I haven’t read Douglas Adams’ brilliant and genuinely funny sci-fi parody novel The Hitchhiker’s Guide to the Galaxy in years, but I still remember large passages of it — no doubt because my memories have been fortified by hearing them dramatized in various media formats over the years. Still, I can’t say that I remember chunks of any other books I read in high school, and that is probably reason enough for me to pass along the news about this somewhat silly gesture of tribute to Adams, who left us unexpectedly five years ago. I think Doug would’ve appreciated the absurdity of people carrying around towels in his honor…

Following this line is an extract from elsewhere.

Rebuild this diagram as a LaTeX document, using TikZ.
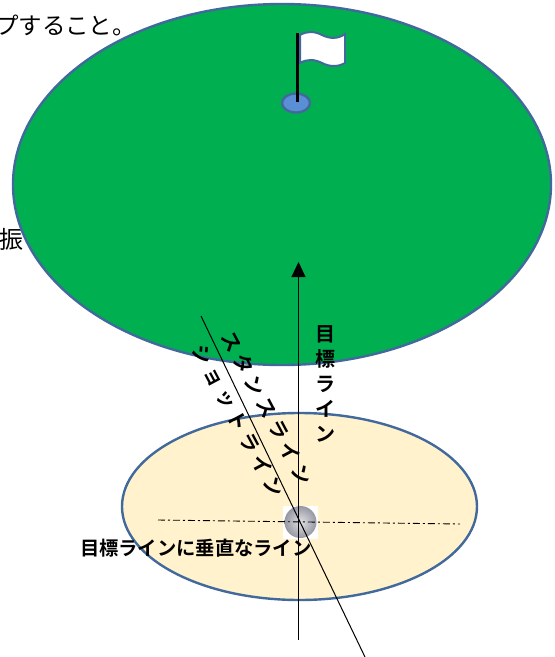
\documentclass[tikz,border=0pt]{standalone}
\usepackage{fontspec}
\setmainfont{Noto Sans CJK JP}
\newfontfamily\jpbold{Noto Sans CJK JP Bold}
\usetikzlibrary{arrows.meta}
\definecolor{greenfill}{HTML}{00B050}
\definecolor{tanfill}{HTML}{FFF2CC}
\definecolor{edgeblue}{HTML}{41699C}
\definecolor{holeblue}{HTML}{5B8FD5}
\definecolor{ballgrey}{HTML}{A8A8B4}
\tikzset{
  px/.style={x=1pt,y=-1pt},
  edge/.style={draw=edgeblue,line width=2.4pt},
  plain/.style={inner sep=0pt,outer sep=0pt,text=black},
  thinline/.style={black,line width=1pt},
  spaced/.style={plain,font=\fontsize{20}{20}\selectfont\jpbold,rotate=-62},
}
\newcommand{\gapA}{\hspace{5pt}}
\begin{document}
\begin{tikzpicture}[px]
\useasboundingbox (0,0) rectangle (555,657);
\node[plain,anchor=west,font=\fontsize{23.5}{24}\selectfont] (top) at (-5,25) {プすること。};
\node[plain,anchor=west,font=\fontsize{24}{24}\selectfont] (shin) at (-1,239) {振};
\path[edge,fill=greenfill] (282,184.5) ellipse [x radius=269,y radius=180.5];
\path[edge,fill=tanfill] (299.5,506.5) ellipse [x radius=177.5,y radius=93.5];
% hole and flag
\path[edge,fill=holeblue] (296,103) ellipse [x radius=14,y radius=9.5];
\path[edge,fill=white,line width=2pt] (300,35)
  .. controls (307,31) and (314,31) .. (322,35)
  .. controls (330,39) and (338,39) .. (345,34)
  -- (345,63)
  .. controls (338,67) and (330,67) .. (322,63)
  .. controls (314,59) and (307,59) .. (300,63) -- cycle;
\coordinate (poleA) at (297,33);
\coordinate (poleB) at (297,102);
\draw[black,line width=3pt] (poleA) -- (poleB);
% ball
\fill[white] (283,506) rectangle (318,539);
\shade[inner color=ballgrey!35,outer color=ballgrey!90!black] (300.5,522) circle (16);
% lines
\coordinate (aimS) at (298.5,640);
\coordinate (aimE) at (298.5,262);
\draw[thinline,-{Triangle[length=15pt,width=14pt]}] (aimS) -- (aimE);
\coordinate (shotA) at (201,316);
\coordinate (shotB) at (365,657);
\draw[thinline] (shotA) -- (shotB);
\coordinate (perpA) at (158,520);
\coordinate (perpB) at (460,524);
\draw[black,line width=0.9pt,dash pattern=on 7pt off 3pt on 2pt off 3pt] (perpA) -- (perpB);
% labels
\node[spaced] (stance) at (267,408) {ス\gapA タ\gapA ン\gapA ス\gapA ラ\gapA イ\gapA ン};
\node[spaced] (shot) at (238,421) {シ\gapA ョ\gapA ッ\gapA ト\gapA ラ\gapA イ\gapA ン};
\node[plain,font=\fontsize{20}{25}\selectfont\jpbold,align=center] (aim) at (325,384) {目\\標\\ラ\\イ\\ン};
\node[plain,font=\fontsize{19.3}{20}\selectfont\jpbold,anchor=west] (perp) at (80,548) {目標ラインに垂直なライン};
\end{tikzpicture}
\end{document}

(Incidentally, if you haven’t read the Hitchhiker’s book, listened to the radio show, or seen the TV series or last year’s rather disappointing movie, you may be wondering about the significance of the towel. Go below the fold for the explanation…)

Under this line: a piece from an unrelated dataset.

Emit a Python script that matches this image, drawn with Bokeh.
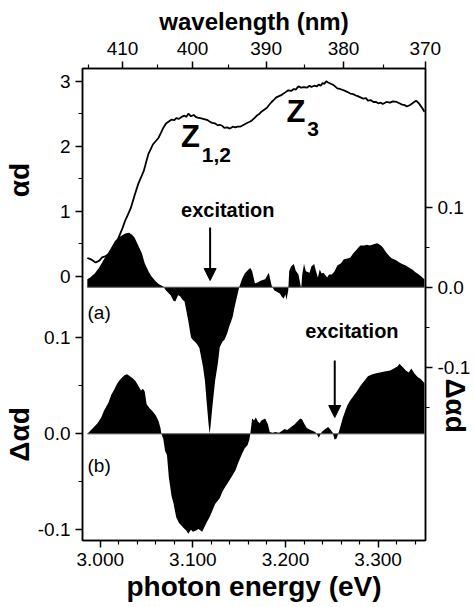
import math
from bokeh.plotting import figure
from bokeh.models import (Range1d, LinearAxis, FixedTicker, Label, Arrow,
                          NormalHead, NumeralTickFormatter)
from bokeh.embed import file_html
from bokeh.resources import INLINE

# ---------------- data ----------------
energy_abs = [2.986, 2.988, 2.991, 2.995, 2.999, 3.002, 3.006, 3.010, 3.015, 3.020,
              3.024, 3.027, 3.030, 3.033, 3.037, 3.041, 3.044, 3.047, 3.050, 3.052,
              3.055, 3.057, 3.060, 3.063, 3.066, 3.068, 3.071, 3.074, 3.077, 3.080,
              3.082, 3.085, 3.087, 3.089, 3.091, 3.093, 3.095, 3.098, 3.101, 3.103,
              3.105, 3.108, 3.111, 3.114, 3.116, 3.119, 3.121, 3.124, 3.127, 3.129,
              3.132, 3.134, 3.137, 3.140, 3.143, 3.146, 3.148, 3.151, 3.155, 3.159,
              3.162, 3.164, 3.167, 3.169, 3.172, 3.174, 3.177, 3.180, 3.182, 3.185,
              3.188, 3.190, 3.193, 3.196, 3.199, 3.203, 3.206, 3.209, 3.211, 3.214,
              3.217, 3.220, 3.223, 3.226, 3.228, 3.231, 3.234, 3.236, 3.238, 3.240,
              3.242, 3.244, 3.246, 3.249, 3.252, 3.256, 3.259, 3.263, 3.266, 3.270,
              3.273, 3.276, 3.278, 3.281, 3.284, 3.287, 3.289, 3.292, 3.295, 3.298,
              3.300, 3.303, 3.305, 3.309, 3.313, 3.316, 3.320, 3.323, 3.326, 3.329,
              3.331, 3.334, 3.336, 3.339, 3.341, 3.344, 3.346, 3.348, 3.350]
alpha_d = [0.28, 0.27, 0.25, 0.21, 0.24, 0.29, 0.31, 0.35, 0.42, 0.60,
           0.74, 0.86, 0.95, 1.05, 1.24, 1.42, 1.52, 1.62, 1.78, 1.88,
           1.97, 2.03, 2.08, 2.13, 2.22, 2.28, 2.35, 2.38, 2.41, 2.40,
           2.43, 2.42, 2.44, 2.46, 2.47, 2.45, 2.50, 2.46, 2.48, 2.45,
           2.44, 2.43, 2.42, 2.41, 2.40, 2.37, 2.36, 2.35, 2.32, 2.33,
           2.31, 2.28, 2.29, 2.27, 2.30, 2.29, 2.30, 2.30, 2.33, 2.36,
           2.38, 2.40, 2.44, 2.47, 2.50, 2.53, 2.56, 2.59, 2.63, 2.68,
           2.72, 2.75, 2.77, 2.79, 2.82, 2.86, 2.85, 2.88, 2.87, 2.92,
           2.90, 2.91, 2.90, 2.93, 2.91, 2.93, 2.92, 2.95, 2.93, 2.97,
           2.96, 3.00, 2.98, 2.96, 2.94, 2.89, 2.88, 2.86, 2.84, 2.81,
           2.80, 2.78, 2.77, 2.75, 2.73, 2.74, 2.70, 2.71, 2.68, 2.68,
           2.66, 2.67, 2.65, 2.68, 2.67, 2.69, 2.68, 2.66, 2.64, 2.63,
           2.61, 2.63, 2.65, 2.68, 2.70, 2.66, 2.62, 2.58, 2.53]

# (a) differential absorption, excitation at 3.118 eV (right axis)
energy_a = [2.986, 2.989, 2.994, 2.999, 3.004, 3.010, 3.016, 3.021, 3.027, 3.031,
            3.034, 3.037, 3.041, 3.045, 3.048, 3.052, 3.055, 3.060, 3.063, 3.066,
            3.068, 3.071, 3.076, 3.079, 3.081, 3.084, 3.086, 3.089, 3.091, 3.095,
            3.098, 3.100, 3.102, 3.105, 3.107, 3.111, 3.113, 3.115, 3.117, 3.118,
            3.119, 3.121, 3.124, 3.127, 3.129, 3.132, 3.134, 3.137, 3.139, 3.143,
            3.145, 3.148, 3.150, 3.153, 3.156, 3.160, 3.162, 3.164, 3.167, 3.170,
            3.173, 3.178, 3.182, 3.185, 3.188, 3.191, 3.194, 3.196, 3.198, 3.200,
            3.201, 3.203, 3.204, 3.206, 3.209, 3.211, 3.214, 3.216, 3.217, 3.218,
            3.220, 3.222, 3.226, 3.228, 3.231, 3.233, 3.235, 3.237, 3.239, 3.241,
            3.245, 3.247, 3.250, 3.253, 3.256, 3.260, 3.263, 3.267, 3.270, 3.273,
            3.276, 3.279, 3.281, 3.285, 3.288, 3.291, 3.296, 3.299, 3.302, 3.305,
            3.309, 3.312, 3.315, 3.319, 3.323, 3.326, 3.330, 3.334, 3.337, 3.340,
            3.344, 3.347, 3.350]
delta_a = [0.010, 0.012, 0.017, 0.025, 0.035, 0.046, 0.058, 0.063, 0.067, 0.068,
           0.066, 0.062, 0.052, 0.042, 0.030, 0.020, 0.014, 0.007, 0.004, 0.002,
           0.001, -0.004, -0.010, -0.017, -0.018, -0.010, -0.011, -0.016, -0.018, -0.042,
           -0.063, -0.066, -0.068, -0.072, -0.076, -0.100, -0.117, -0.145, -0.172, -0.183,
           -0.175, -0.150, -0.117, -0.095, -0.075, -0.068, -0.066, -0.058, -0.050, -0.037,
           -0.025, -0.010, 0.000, 0.010, 0.017, 0.022, 0.024, 0.020, 0.005, 0.006,
           0.008, 0.010, 0.018, 0.002, -0.004, -0.006, -0.008, -0.012, -0.014, -0.009,
           -0.016, -0.004, 0.020, 0.026, 0.029, 0.021, 0.016, 0.004, -0.002, 0.015,
           0.029, 0.020, 0.018, 0.026, 0.029, 0.020, 0.012, 0.022, 0.017, 0.018,
           0.012, 0.016, 0.016, 0.020, 0.027, 0.030, 0.035, 0.036, 0.037, 0.042,
           0.046, 0.050, 0.052, 0.052, 0.053, 0.052, 0.054, 0.055, 0.053, 0.050,
           0.043, 0.039, 0.036, 0.034, 0.031, 0.029, 0.027, 0.024, 0.022, 0.019,
           0.016, 0.013, 0.010]

# (b) differential absorption, excitation at 3.253 eV (left lower axis)
energy_b = [2.986, 2.989, 2.994, 2.997, 3.001, 3.004, 3.009, 3.012, 3.015, 3.018,
            3.021, 3.026, 3.029, 3.032, 3.035, 3.038, 3.041, 3.044, 3.046, 3.048,
            3.050, 3.053, 3.056, 3.060, 3.063, 3.065, 3.066, 3.068, 3.070, 3.072,
            3.074, 3.077, 3.079, 3.082, 3.085, 3.089, 3.093, 3.095, 3.098, 3.100,
            3.103, 3.106, 3.110, 3.112, 3.115, 3.118, 3.121, 3.124, 3.129, 3.132,
            3.135, 3.139, 3.143, 3.146, 3.149, 3.153, 3.156, 3.159, 3.161, 3.162,
            3.164, 3.166, 3.168, 3.170, 3.172, 3.174, 3.178, 3.181, 3.183, 3.186,
            3.189, 3.193, 3.196, 3.199, 3.202, 3.206, 3.210, 3.213, 3.216, 3.218,
            3.220, 3.223, 3.227, 3.230, 3.233, 3.236, 3.239, 3.243, 3.246, 3.249,
            3.251, 3.253, 3.255, 3.257, 3.260, 3.262, 3.265, 3.267, 3.270, 3.273,
            3.277, 3.281, 3.285, 3.289, 3.294, 3.298, 3.302, 3.307, 3.313, 3.317,
            3.321, 3.323, 3.327, 3.330, 3.333, 3.336, 3.339, 3.343, 3.346, 3.350]
delta_b = [0.000, 0.003, 0.008, 0.011, 0.017, 0.024, 0.033, 0.041, 0.046, 0.052,
           0.056, 0.061, 0.062, 0.060, 0.058, 0.055, 0.050, 0.045, 0.047, 0.044,
           0.031, 0.027, 0.024, 0.019, 0.013, 0.006, 0.000, -0.005, -0.018, -0.022,
           -0.045, -0.065, -0.072, -0.087, -0.093, -0.097, -0.101, -0.104, -0.100, -0.102,
           -0.101, -0.099, -0.102, -0.098, -0.092, -0.087, -0.080, -0.073, -0.067, -0.060,
           -0.055, -0.049, -0.043, -0.038, -0.030, -0.021, -0.015, -0.012, -0.006, 0.000,
           0.016, 0.014, 0.017, 0.013, 0.011, 0.014, 0.016, 0.010, 0.002, 0.001,
           0.002, 0.001, 0.003, 0.005, 0.004, 0.007, 0.010, 0.013, 0.016, 0.015,
           0.011, 0.006, 0.004, 0.003, 0.001, -0.004, 0.002, 0.005, 0.007, 0.004,
           0.001, -0.006, -0.005, 0.000, 0.010, 0.017, 0.025, 0.030, 0.035, 0.039,
           0.044, 0.050, 0.055, 0.060, 0.062, 0.063, 0.064, 0.065, 0.066, 0.068,
           0.070, 0.073, 0.069, 0.066, 0.064, 0.068, 0.063, 0.059, 0.057, 0.053]

# ---------------- ticks ----------------
energy_major = [3.0, 3.1, 3.2, 3.3]
energy_minor = [3.02, 3.04, 3.06, 3.08, 3.12, 3.14, 3.16, 3.18,
                3.22, 3.24, 3.26, 3.28, 3.32, 3.34]
wavelength_major = [410, 400, 390, 380, 370]
wavelength_minor = [415, 405, 395, 385, 375]
ad_major = [0, 1, 2, 3]
ad_minor = [0.5, 1.5, 2.5]
b_major = [-0.1, 0.0, 0.1]
b_minor = [-0.05, 0.05]
a_major = [-0.1, 0.0, 0.1]
a_minor = [-0.15, -0.05, 0.05]
HC = 1239.84  # eV nm

# ---------------- ranges ----------------
X0, X1 = 2.9808, 3.3512
B0, B1 = -0.1111, 0.3805      # lower-panel delta alpha d (left)
AD0, AD1 = -4.066, 3.195      # alpha d (left, upper)
A0, A1 = -0.3166, 0.2734      # upper-panel delta alpha d (right)

FONT = "Liberation Sans"
NB = "\u00a0"

p = figure(width=474, height=607, output_backend="svg", toolbar_location=None,
           x_range=Range1d(X0, X1), y_range=Range1d(B0, B1),
           x_axis_location=None, y_axis_location=None,
           min_border_left=78, min_border_right=49, min_border_top=68,
           min_border_bottom=67)
p.extra_y_ranges = {"ad": Range1d(AD0, AD1), "a": Range1d(A0, A1)}
p.xgrid.visible = False
p.ygrid.visible = False
p.outline_line_color = "black"
p.outline_line_width = 1.5
p.background_fill_color = "white"
p.border_fill_color = "white"


def style_axis(ax):
    ax.axis_line_width = 1.5
    ax.major_tick_line_width = 1.5
    ax.minor_tick_line_width = 1.2
    ax.major_tick_in = 0
    ax.major_tick_out = 7
    ax.minor_tick_in = 0
    ax.minor_tick_out = 4
    ax.major_label_text_font = FONT
    ax.major_label_text_font_size = "19px"
    ax.major_label_text_color = "black"
    ax.axis_label_text_font = FONT
    ax.axis_label_text_font_style = "bold"
    ax.axis_label_text_color = "black"


bottom = LinearAxis(ticker=FixedTicker(ticks=energy_major, minor_ticks=energy_minor),
                    formatter=NumeralTickFormatter(format="0.000"),
                    axis_label="photon energy (eV)")
style_axis(bottom)
bottom.major_label_standoff = 5
bottom.axis_label_standoff = 2
bottom.axis_label_text_font_size = "28px"
p.add_layout(bottom, "below")

wl_pos = [round(HC / w, 6) for w in wavelength_major]
wl_minor_pos = [round(HC / w, 6) for w in wavelength_minor]
top = LinearAxis(ticker=FixedTicker(ticks=wl_pos, minor_ticks=wl_minor_pos),
                 axis_label="wavelength (nm)")
top.major_label_overrides = {pos: str(w) for pos, w in zip(wl_pos, wavelength_major)}
style_axis(top)
top.major_label_standoff = 7
top.axis_label_standoff = 4
top.axis_label_text_font_size = "24px"
p.add_layout(top, "above")


def ad_to_b(v):
    return round(B0 + (v - AD0) * (B1 - B0) / (AD1 - AD0), 6)


left_ticks = list(b_major) + [ad_to_b(v) for v in ad_major]
left_minor = list(b_minor) + [ad_to_b(v) for v in ad_minor]
left_over = {}
for v in b_major:
    left_over[v] = "%.1f" % v
for v in ad_major:
    left_over[ad_to_b(v)] = str(v)
# one left axis carries both titles: lower "Δαd" and upper "αd"
left = LinearAxis(ticker=FixedTicker(ticks=left_ticks, minor_ticks=left_minor),
                  axis_label="Δαd" + NB * 27 + "αd" + NB * 2)
left.major_label_overrides = left_over
style_axis(left)
left.major_label_standoff = 5
left.major_label_orientation = "horizontal"
left.axis_label_standoff = 0
left.axis_label_text_font_size = "28px"
p.add_layout(left, "left")

# right axis: its title is pulled in beside the tick labels, in the lower half
right = LinearAxis(y_range_name="a",
                   ticker=FixedTicker(ticks=a_major, minor_ticks=a_minor),
                   axis_label=NB * 26 + "Δαd")
right.major_label_overrides = {v: "%.1f" % v for v in a_major}
style_axis(right)
right.major_label_standoff = 5
right.major_label_orientation = "horizontal"
right.axis_label_standoff = -33
right.axis_label_text_font_size = "28px"
p.add_layout(right, "right")

# ---------------- glyphs ----------------
p.varea(x=energy_a, y1=0, y2=delta_a, y_range_name="a", fill_color="black")
p.varea(x=energy_b, y1=0, y2=delta_b, fill_color="black")
p.line([min(energy_a), max(energy_a)], [0, 0], y_range_name="a",
       line_color="#555555", line_width=1)
p.line([min(energy_b), max(energy_b)], [0, 0],
       line_color="#555555", line_width=1)
p.line(energy_abs, alpha_d, y_range_name="ad", line_color="black", line_width=1.8)


# ---------------- annotations ----------------
def lab(text, x, y, size, bold=False, yr="default", baseline="middle", **kw):
    l = Label(x=x, y=y, text=text, y_range_name=yr, text_font=FONT,
              text_font_size=size, text_color="black",
              text_font_style="bold" if bold else "normal",
              text_baseline=baseline, text_align=kw.pop("align", "left"), **kw)
    p.add_layout(l)
    return l


lab("Z", 3.0872, 2.149, "31px", True, "ad")
lab("1,2", 3.1096, 1.872, "21px", True, "ad")
lab("Z", 3.2011, 2.526, "31px", True, "ad")
lab("3", 3.2234, 2.265, "21px", True, "ad")
lab("excitation", 3.0872, 0.0971, "20px", True, "a")
lab("excitation", 3.2213, -0.0541, "20px", True, "a")
lab("(a)", 2.9862, -0.0316, "19px", False, "a")
lab("(b)", 2.9862, -0.033, "19px", False, "default")

p.add_layout(Arrow(x_start=3.1186, y_start=0.0746, x_end=3.1186, y_end=0.0084,
                   y_range_name="a", line_width=2, line_color="black",
                   end=NormalHead(size=12, fill_color="black", line_color="black")))
p.add_layout(Arrow(x_start=3.2532, y_start=0.0764, x_end=3.2532, y_end=0.017,
                   line_width=2, line_color="black",
                   end=NormalHead(size=12, fill_color="black", line_color="black")))

open("out.html", "w").write(file_html(p, INLINE))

From The Hitchhiker’s Guide to the Galaxy by Douglas Adams:
A towel, [the guide] says, is about the most massively useful thing an interstellar hitch hiker can have. Partly it has great practical value — you can wrap it around you for warmth as you bound across the cold moons of Jaglan Beta; you can lie on it on the brilliant marble-sanded beaches of Santraginus V, inhaling the heady sea vapours; you can sleep under it beneath the stars which shine so redly on the desert world of Kakrafoon; use it to sail a mini raft down the slow heavy river Moth; wet it for use in hand-to-hand-combat; wrap it round your head to ward off noxious fumes or to avoid the gaze of the Ravenous Bugblatter Beast of Traal (a mindboggingly stupid animal, it assumes that if you can’t see it, it can’t see you — daft as a bush, but very ravenous); you can wave your towel in emergencies as a distress signal, and of course dry yourself off with it if it still seems to be clean enough.
More importantly, a towel has immense psychological value. For some reason, if a strag (strag: non-hitch hiker) discovers that a hitch hiker has his towel with him, he will automatically assume that he is also in possession of a toothbrush, face flannel, soap, tin of biscuits, flask, compass, map, ball of string, gnat spray, wet weather gear, space suit etc., etc. Furthermore, the strag will then happily lend the hitch hiker any of these or a dozen other items that the hitch hiker might accidentally have “lost”. What the strag will think is that any man who can hitch the length and breadth of the galaxy, rough it, slum it, struggle against terrible odds, win through, and still knows where his towel is is clearly a man to be reckoned with.
And will you be carrying your towel tomorrow?